IL BOTTA E RISPOSTA TRA POLONIA E ITALIA – A luglio e a novembre 2018, l’ente polacco ha inviato due lettere alla Regione Campania, in particolare a UOD – Autorizzazioni Ambientali e Rifiuti di Napoli – presentando prova di quello che ritiene essere “un movimento transfrontaliero illegale di rifiuti dall’Italia alla Polonia”. Tuttavia, per l’autorità italiana “i rifiuti sono stati recuperati secondo la legge”, si legge nel dossier polacco. A dicembre dello scorso anno UOD ha negato “che ci sia alcuna prova ufficiale che la spedizione sia stata eseguita illegalmente e che i rifiuti siano stati scaricati al di fuori dell’impianto di recupero”. Contattata da Greenpeace, l’UOD della Regione Campania ha confermato che l’intera spedizione “è stata regolarmente consegnata e accettata dall’impianto di destinazione”, nonché correttamente recuperata. Da qui la scelta di lasciare in Polonia le balle italiane di plastica. I controlli si sono basati sulla “documentazione prodotta dalla ditta di spedizione AGF Umbria srl e dalla Società GUM Recycling (impianto di destinazione)” precisa l’organo tecnico della Regione Campania. L’impianto polacco destinatario dei rifiuti ha infatti certificato all’azienda di trasporto umbra “l’avvenuto corretto invio a recupero dei materiali”, liberando in questo modo tutti gli attori italiani da ogni responsabilità, dalle aziende che hanno inviato la spedizione, fino alla Regione deputata ai controlli e al Consorzio che ne ha gestito la raccolta e l’avvio al recupero.

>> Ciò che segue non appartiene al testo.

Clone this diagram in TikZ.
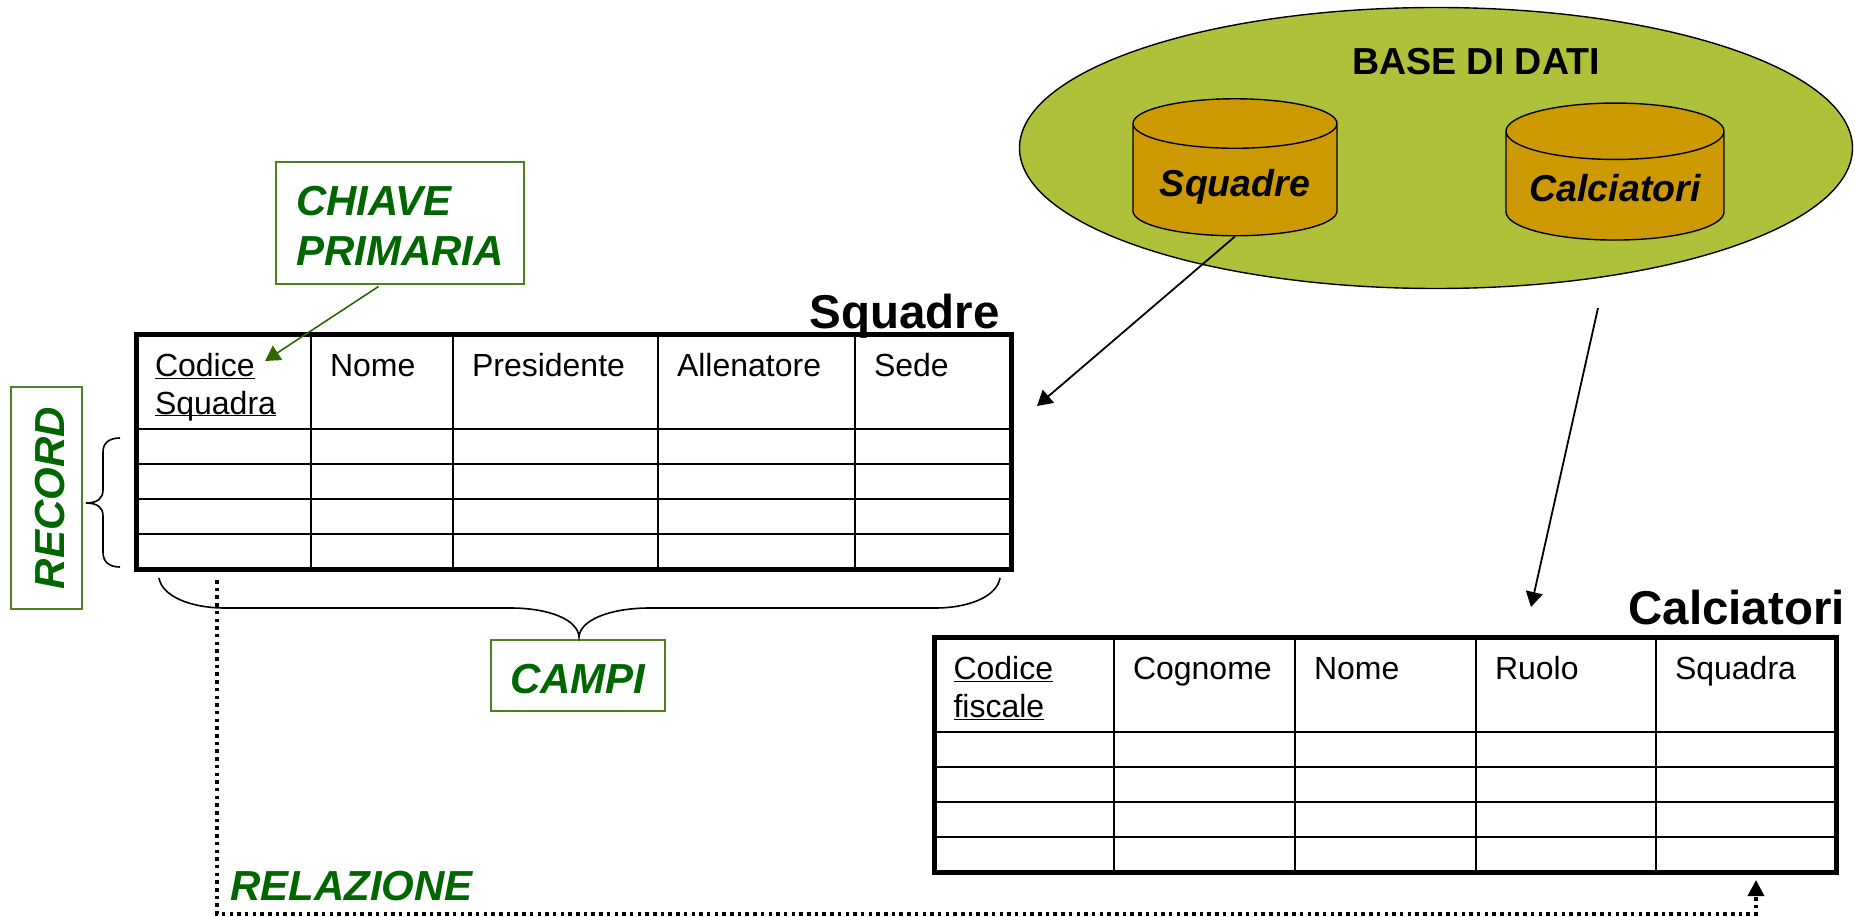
\documentclass[tikz,border=0pt]{standalone}
\usepackage{fontspec}
\setmainfont{Liberation Sans}
\usetikzlibrary{%
  arrows.meta,%
  matrix,%
  positioning,%
  shapes.geometric%
}
\definecolor{greenbox}{HTML}{4F7F1F}
\definecolor{greenarrow}{HTML}{336600}
\definecolor{greentext}{HTML}{006600}
\definecolor{dbolive}{HTML}{AFC13B}
\definecolor{dbgold}{HTML}{CC9900}

\newcommand{\topline}{\rule{0pt}{37pt}}
\newcommand{\botline}{\rule[-10pt]{0pt}{10pt}}
\newcommand{\lift}{\rule{0pt}{36pt}}

\begin{document}
\begin{tikzpicture}[x=1pt,y=-1pt,
	cell/.style={
	rectangle,draw=black,line width=2pt,
	inner xsep=19pt,inner ysep=0pt,outer sep=0pt,
	minimum height=35pt,align=left,
	font=\fontsize{32}{38}\selectfont
	},head/.style={
	cell,minimum height=95pt
	},table/.style={
	matrix,inner sep=0pt,outer sep=0pt,
	row sep=-2pt,column sep=-2pt
	},tabletitle/.style={
	font=\fontsize{47.5}{56}\selectfont\bfseries,inner sep=0pt
	},label/.style={
	text=greentext,inner sep=0pt,
	font=\fontsize{42}{50}\selectfont\bfseries\itshape
	},labelbox/.style={
	label,draw=greenbox,line width=1.6pt,minimum width=#1
	},barrel/.style={
	cylinder,shape border rotate=90,draw=black,line width=1.4pt,
	fill=dbgold,cylinder uses custom fill,
	cylinder end fill=dbgold,cylinder body fill=dbgold,
	aspect=0.33,inner sep=0pt,
	font=\fontsize{37.5}{44}\selectfont\bfseries\itshape
	},tip/.style={
	-{Triangle[length=15pt,width=17pt]},line width=1.8pt
	}
]
\useasboundingbox (0,0) rectangle (1855,917);

% Base di dati
\node (db) [ellipse,draw=black,line width=1.4pt,fill=dbolive,minimum width=833pt,minimum height=281pt] at (1436,148) {};
\node (dbname) [inner sep=0pt,font=\fontsize{37.6}{45}\selectfont\bfseries] at (1476,62) {BASE DI DATI};
\node (dbsquadre) [barrel,minimum width=204pt,minimum height=137pt] at (1235,180) {\rule{0pt}{41pt}Squadre};
\node (dbcalciatori) [barrel,minimum width=218pt,minimum height=137pt] at (1615,186) {\rule{0pt}{31pt}Calciatori\hspace{5pt}};

% First table
\matrix (squadre) [table,anchor=north west,
	column 1/.style={nodes={text width=137pt}},
	column 2/.style={nodes={text width=104pt}},
	column 3/.style={nodes={text width=167pt}},
	column 4/.style={nodes={text width=159pt}},
	column 5/.style={nodes={text width=118.5pt}}] at (135,333) {
% Header row
\node (s11) [head] {\topline\underline{Codice}\\\underline{\smash{Squadra}}\botline}; & \node (s12) [head] {\topline Nome\\\botline}; & \node (s13) [head] {\topline Presidente\\\botline}; & \node (s14) [head] {\topline Allenatore\\\botline}; & \node (s15) [head] {\topline Sede\\\botline}; \\
\node (s21) [cell] {}; & \node (s22) [cell] {}; & \node (s23) [cell] {}; & \node (s24) [cell] {}; & \node (s25) [cell] {}; \\
\node (s31) [cell] {}; & \node (s32) [cell] {}; & \node (s33) [cell] {}; & \node (s34) [cell] {}; & \node (s35) [cell] {}; \\
\node (s41) [cell] {}; & \node (s42) [cell] {}; & \node (s43) [cell] {}; & \node (s44) [cell] {}; & \node (s45) [cell] {}; \\
\node (s51) [cell] {}; & \node (s52) [cell] {}; & \node (s53) [cell] {}; & \node (s54) [cell] {}; & \node (s55) [cell] {}; \\
};
\draw[line width=5pt] (s11.north west) rectangle (s55.south east);
\node (squadretitle) [tabletitle,anchor=base east] at (1000,328) {Squadre};

% Second table
\matrix (calciatori) [table,anchor=north west,
	column 1/.style={nodes={text width=141.5pt}},
	column 2/.style={nodes={text width=143pt}},
	column 3/.style={nodes={text width=143pt}},
	column 4/.style={nodes={text width=142pt}},
	column 5/.style={nodes={text width=142pt}}] at (933.5,636) {
% Header row
\node (c11) [head] {\topline\underline{Codice}\\\underline{fiscale}\botline}; & \node (c12) [head] {\topline Cognome\\\botline}; & \node (c13) [head] {\topline Nome\\\botline}; & \node (c14) [head] {\topline Ruolo\\\botline}; & \node (c15) [head] {\topline Squadra\\\botline}; \\
\node (c21) [cell] {}; & \node (c22) [cell] {}; & \node (c23) [cell] {}; & \node (c24) [cell] {}; & \node (c25) [cell] {}; \\
\node (c31) [cell] {}; & \node (c32) [cell] {}; & \node (c33) [cell] {}; & \node (c34) [cell] {}; & \node (c35) [cell] {}; \\
\node (c41) [cell] {}; & \node (c42) [cell] {}; & \node (c43) [cell] {}; & \node (c44) [cell] {}; & \node (c45) [cell] {}; \\
\node (c51) [cell] {}; & \node (c52) [cell] {}; & \node (c53) [cell] {}; & \node (c54) [cell] {}; & \node (c55) [cell] {}; \\
};
\draw[line width=5pt] (c11.north west) rectangle (c55.south east);
\node (calciatorititle) [tabletitle,anchor=base east] at (1845,624) {Calciatori};

% Labels
\node (chiave) [labelbox=248pt,minimum height=122pt,align=left,text width=208pt,inner xsep=20pt] at (400,223) {\lift CHIAVE\\PRIMARIA};
\node (record) [labelbox=222pt,minimum height=71pt,rotate=90] at (46.5,498) {\lift RECORD};
\node (campi) [labelbox=174pt,minimum height=71pt] at (578,675.5) {\lift CAMPI};
\node (relazione) [label,anchor=base west] at (230,900) {RELAZIONE};

% Braces
\draw[line width=1.6pt] (120,438) .. controls (108,438) and (103,444) .. (103,452) -- (103,490)
	.. controls (103,498) and (98,503) .. (86,503) .. controls (98,503) and (103,508) .. (103,516)
	-- (103,552) .. controls (103,561) and (108,567) .. (120,567);
\draw[line width=1.6pt] (159,578) .. controls (162,596) and (190,608) .. (225,608) -- (510,608)
	.. controls (550,608) and (578,620) .. (579,637) .. controls (580,620) and (610,608) .. (650,608)
	-- (935,608) .. controls (970,608) and (997,596) .. (1000,578);

% Connectors
\coordinate (squadrein) at (1037,406);
\coordinate (calciatoriout) at (1598,308);
\coordinate (calciatoriin) at (1531,607);
\coordinate (chiavein) at (265,361);
\coordinate (relstart) at (217,580);
\coordinate (relcorner1) at (217,914);
\coordinate (relcorner2) at (1756,914);
\coordinate (relend) at (1756,880);

\path (dbsquadre.south) edge[tip] (squadrein)
	(calciatoriout) edge[tip] (calciatoriin)
	(chiave.253) edge[draw=greenarrow,line width=1.6pt,shorten <=3pt,-{Triangle[length=15pt,width=17pt]}] (chiavein);
\draw[line width=3.5pt,dash pattern=on 3.5pt off 4.2pt,-{Triangle[length=16pt,width=16pt]}] (relstart) -- (relcorner1) -- (relcorner2) -- (relend);

\end{tikzpicture}
\end{document}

UN EPISODIO NON ISOLATO – Eppure, stando a quanto trovato dall’autorità polacca, “i rifiuti non sono mai stati scaricati presso l’impianto”. Dopo aver ricevuto i dossier dalle autorità polacche, a fine settembre 2019, un team di Greenpeace si è recato in Polonia e ha documentato la presenza di almeno 50 balle di rifiuti italiani (solo tra quelle accessibili) nelle aree di pertinenza di un ex distributore di benzina. L’episodio si inserisce in un quadro più ampio e che si aggiunge ai tre casi di spedizione transfrontaliera illegale di rifiuti dall’Italia alla Polonia denunciati nel 2018. Le aziende italiane coinvolte in questa disputa transnazionale (Di Gennaro S.p.A. e AGF Umbria), replicando a Greenpeace, hanno confermato quanto dichiarato dall’UOD alle autorità polacche. Corepla ha dichiarato di “non essere a conoscenza del caso” e che “qualsiasi responsabilità da parte di Corepla è da escludere”.

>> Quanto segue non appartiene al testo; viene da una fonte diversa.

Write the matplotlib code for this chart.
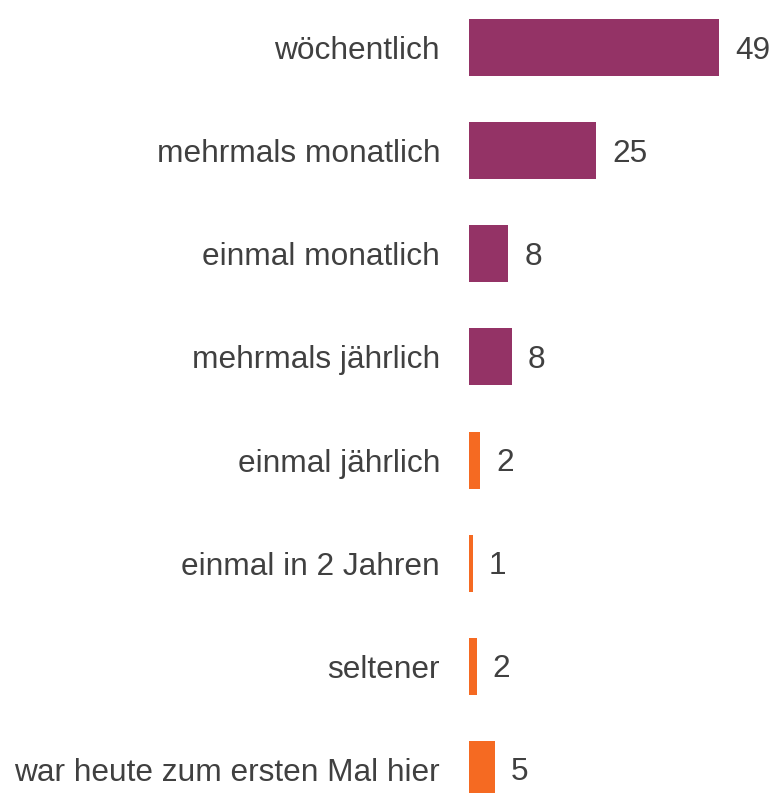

LE FALLE DEL SISTEMA – Tuttavia, in Italia, i rifiuti urbani costituiti da imballaggi in plastica vengono gestiti in più del 90 per cento dei Comuni da Corepla. E proprio i consorzi, secondo Roberto Pennisi, procuratore presso la Direzione nazionale antimafia e antiterrorismo, interpellato da Greenpeace, dovrebbero aiutare a garantire la tracciabilità della filiera. “Sulla carta è previsto che chi produce un rifiuto debba anche avere comunicazione di come sia stato smaltito – spiega – e questo avviene sempre, stando ai documenti. Ma un controllo di tutte queste fasi, non sempre c’è”. “Ormai è tutto basato sulle carte e i controlli reali sul territorio non li fa nessuno – conferma GianfrancoAmendola, già procuratore capo di Civitavecchia e docente di Diritto Penale dell’Ambiente presso l’università La Sapienza di Roma, secondo cui “il problema di fondo è che i rifiuti meno viaggiano meglio è. Dovrebbero essere smaltiti, recuperati o riciclati vicino al luogo in cui sono prodotti. Più un rifiuto cammina e più si presta a illegalità”. Oggi, invece, una volta raccolti, i rifiuti plastici sono consegnati ai Centri di selezione e stoccaggio (CSS) che operano per conto dei consorzi. Qui il rifiuto ‘pulito’ (destinato al riciclo) è separato dallo scarto che non andrà a riciclo. “Secondo Corepla – riporta Greenpeace – gli scarti dei CSS non sono di sua competenza”. Come precisa Antonello Ciotti, presidente del consorzio, “l’attività dei CSS genera una quota di scarti che non è di competenza di Corepla e che viene gestita a cura e spese degli stessi CSS”.
I LIMITI DEL RICICLO – Il problema è che la quota di raccolta differenziata scartata oscilla dal 20 al 50 per cento. Il risultato è che non tutta la plastica è intercettata dalla raccolta differenziata, e non tutta la plastica intercettata è effettivamente recuperata. D’altro canto, stando agli stessi dati di Corepla, di tutti gli imballaggi in plastica immessi al consumo, poco più del 40 per cento è effettivamente riciclato, mentre la parte restante viene bruciata negli inceneritori, inviata in discarica o dispersa nell’ambiente. “Questo caso – conclude Ungherese – conferma ancora una volta come il sistema non riesca a gestire i rifiuti in plastica in modo appropriato. Riciclare non è mai stata la soluzione, soprattutto con una produzione di plastica in vertiginosa crescita su scala globale. È necessario ridurre subito la produzione, a partire dalla frazione più problematica e spesso di difficile riciclo, rappresentata dall’usa e getta”.